Know better, do better, be radder

I try not to judge. Truly. If I had a dollar for every time I’ve used a word I now regret, I’d buy a giant roll of sticky tape to cover my mouth. And I’m not just talking about ‘moist’, ‘nourishing’, ‘succulent’, ‘encrusted’ or ‘panties’.

Lizzo did it first, but she apologised and fixed it. Beyoncé did it next. That was harder to understand: you couldn’t say she didn’t realise. By that time, everyone had seen the Lizzo shizzo go down.

I’m talking about using the word ‘spaz’.

There are two types of defenders. The first type? Someone says ‘spaz’ is funny - only snowflakes disagree.

A ‘debate’ follows. Someone else replies, it hurts. They’re disabled themselves, or they’re raising a disabled kid. Another lone voice pops up. They say, well, I’m disabled and I can take a joke! They get a bunch of likes.

The joke-crackers frustrate me, but it’s this last voice that devastates me. Again, I try not to judge. I just know we live in a world where if you can’t punch, you have to learn to roll with the punches. Or, in a kind of self-preservation, you roll before the punch even connects.

Now to the second type of defenders.

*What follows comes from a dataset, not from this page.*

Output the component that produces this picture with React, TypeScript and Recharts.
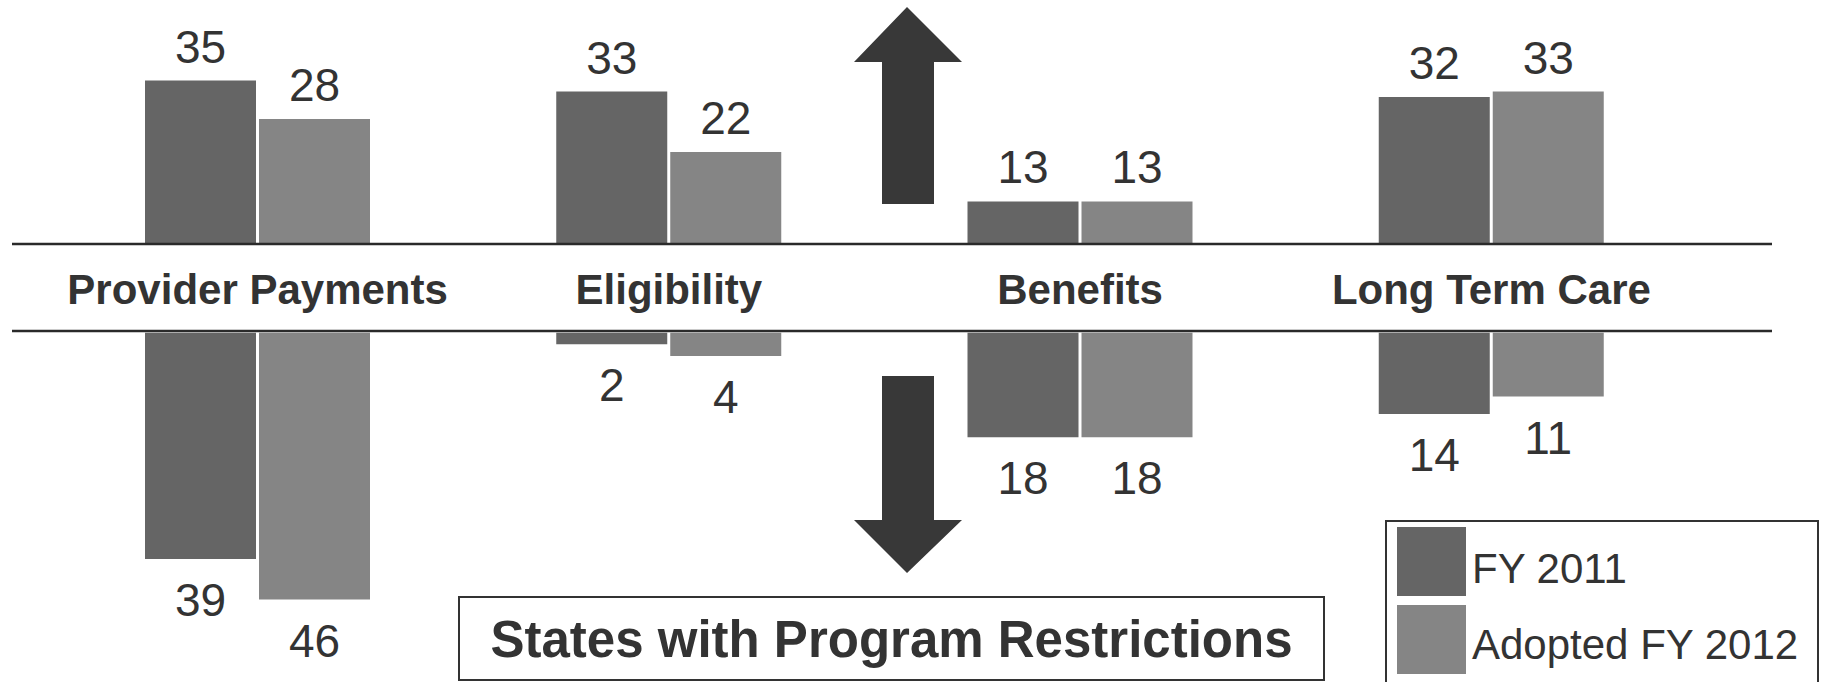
import { BarChart, Bar, XAxis, YAxis, LabelList } from 'recharts';

const FONT = '"Liberation Sans", Arial, Helvetica, sans-serif';
const INK = '#333333';

// program areas along the shared axis
const categories = ['Provider Payments', 'Eligibility', 'Benefits', 'Long Term Care'];

// number of states expanding each area (upper half)
const expansions2011 = [35, 33, 13, 32];
const expansions2012 = [28, 22, 13, 33];

// number of states restricting each area (lower half)
const restrictions2011 = [39, 2, 18, 14];
const restrictions2012 = [46, 4, 18, 11];

const seriesNames = ['FY 2011', 'Adopted FY 2012'];
const seriesColors = ['#656565', '#858585'];

const upData = categories.map((name, i) => ({
  name,
  fy2011: expansions2011[i],
  fy2012: expansions2012[i],
}));

const downData = categories.map((name, i) => ({
  name,
  fy2011: restrictions2011[i],
  fy2012: restrictions2012[i],
}));

const CHART_MARGIN_LEFT = 12;
const CHART_MARGIN_RIGHT = 49;
const AXIS_PADDING = { left: 40, right: 75 };
const BAR_SIZE = 111;

function rectOf(props: any) {
  const vb = props.viewBox ?? props;
  const x = Number(vb.x);
  const y = Number(vb.y);
  const width = Number(vb.width);
  const height = Number(vb.height);
  return { x, y, width, height };
}

const UpLabel = (props: any) => {
  const { x, y, width, height } = rectOf(props);
  const top = Math.min(y, y + height);
  return (
    <text x={x + width / 2} y={top - 18} textAnchor="middle" fontSize={46} fontFamily={FONT} fill={INK}>
      {props.value}
    </text>
  );
};

const DownLabel = (props: any) => {
  const { x, y, width, height } = rectOf(props);
  const bottom = Math.max(y, y + height);
  return (
    <text x={x + width / 2} y={bottom + 57} textAnchor="middle" fontSize={46} fontFamily={FONT} fill={INK}>
      {props.value}
    </text>
  );
};

const CategoryTick = (props: any) => {
  const { x, y, payload } = props;
  return (
    <text x={x} y={y + 60} textAnchor="middle" fontSize={42} fontWeight="bold" fontFamily={FONT} fill={INK}>
      {payload.value}
    </text>
  );
};

function Arrows() {
  return (
    <>
      <polygon points="907,7 962,62 934,62 934,204 882,204 882,62 854,62" fill="#383838" />
      <polygon points="882,376 934,376 934,520 962,520 907,573 854,520 882,520" fill="#383838" />
    </>
  );
}

function TitleBox() {
  return (
    <>
      <rect x={459} y={597} width={865} height={83} fill="#fff" stroke={INK} strokeWidth={2} />
      <text x={891.5} y={657} textAnchor="middle" fontSize={51} fontWeight="bold" fontFamily={FONT} fill={INK}>
        States with Program Restrictions
      </text>
    </>
  );
}

function LegendBox() {
  return (
    <>
      <rect x={1386} y={521} width={432} height={200} fill="#fff" stroke={INK} strokeWidth={2} />
      {seriesNames.map((name, i) => (
        <g key={name}>
          <rect x={1397} y={527 + i * 78} width={69} height={69} fill={seriesColors[i]} />
          <text x={1472} y={583 + i * 76} fontSize={42} fontFamily={FONT} fill={INK}>
            {name}
          </text>
        </g>
      ))}
    </>
  );
}

export default function App() {
  return (
    <div
      style={{
        position: 'absolute',
        left: 0,
        top: 0,
        width: 1821,
        height: 682,
        background: '#ffffff',
        overflow: 'hidden',
        fontFamily: FONT,
      }}
    >
      {/* expansions: bars rise from the upper rule */}
      <div style={{ position: 'absolute', left: 0, top: 0 }}>
        <BarChart
          width={1821}
          height={330}
          data={upData}
          barGap={3}
          margin={{ top: 0, right: CHART_MARGIN_RIGHT, left: CHART_MARGIN_LEFT, bottom: 0 }}
        >
          <XAxis
            dataKey="name"
            height={86}
            padding={AXIS_PADDING}
            interval={0}
            tickLine={false}
            tickSize={0}
            tickMargin={0}
            axisLine={{ stroke: '#2a2a2a', strokeWidth: 2.5 }}
            tick={<CategoryTick />}
          />
          <YAxis hide type="number" domain={[5.27, 49.64]} allowDataOverflow />
          <Bar dataKey="fy2011" name={seriesNames[0]} fill={seriesColors[0]} barSize={BAR_SIZE} isAnimationActive={false}>
            <LabelList dataKey="fy2011" content={<UpLabel />} />
          </Bar>
          <Bar dataKey="fy2012" name={seriesNames[1]} fill={seriesColors[1]} barSize={BAR_SIZE} isAnimationActive={false}>
            <LabelList dataKey="fy2012" content={<UpLabel />} />
          </Bar>
        </BarChart>
      </div>

      {/* restrictions: bars hang from the lower rule */}
      <div style={{ position: 'absolute', left: 0, top: 300 }}>
        <BarChart
          width={1821}
          height={382}
          data={downData}
          barGap={3}
          margin={{ top: 0, right: CHART_MARGIN_RIGHT, left: CHART_MARGIN_LEFT, bottom: 0 }}
        >
          <XAxis
            dataKey="name"
            orientation="top"
            height={31}
            padding={AXIS_PADDING}
            tick={false}
            tickLine={false}
            axisLine={{ stroke: '#2a2a2a', strokeWidth: 2.5 }}
          />
          <YAxis hide type="number" reversed domain={[-0.3, 60.2]} allowDataOverflow />
          <Bar dataKey="fy2011" name={seriesNames[0]} fill={seriesColors[0]} barSize={BAR_SIZE} isAnimationActive={false}>
            <LabelList dataKey="fy2011" content={<DownLabel />} />
          </Bar>
          <Bar dataKey="fy2012" name={seriesNames[1]} fill={seriesColors[1]} barSize={BAR_SIZE} isAnimationActive={false}>
            <LabelList dataKey="fy2012" content={<DownLabel />} />
          </Bar>
        </BarChart>
      </div>

      <svg
        width={1821}
        height={682}
        style={{ position: 'absolute', left: 0, top: 0, pointerEvents: 'none' }}
      >
        <Arrows />
        <TitleBox />
        <LegendBox />
      </svg>
    </div>
  );
}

They’re desperate to explain that ‘spaz’ doesn’t even mean disability these days. It means a bunch of things. It all depends on your context and your culture.

I call bullshit - elaborate bullshit - on this. ‘Spaz’ comes from only one place. It means ‘spasticity’ or ‘spastic’. Its origins, without a trace of a doubt, are in the mockery of disabled people. And that’s the kicker.

Sure, we use ‘spaz’ these days to mean a bunch of things. Fool, loser, comic relief. But that’s because we generalised a disability slur to mean everything that is lesser. Disability became a shorthand for our cultural contempt - a denigration so normal we don’t even notice. That doesn’t show that ‘spaz’ no longer mocks disability. In the deepest, most shameful of ways, it proves exactly the opposite.

You don’t have to take my word for it. Way better to listen to disabled people. But we don’t. We talk over them, telling them they don’t get the joke, or feeling churlish when they refuse to be the punchline. Again, if the cultural contempt isn’t obvious enough, I don’t know what to tell ya.

I have a thin claim to the moral high ground. Like I said, I’ve used words I regret. Probably you have too. We said these words, and there are many of them, because they were easy, were lazy.

‘Sorry’ is just one word: only one. Somehow, to say it is harder - yet it always feels better when you do.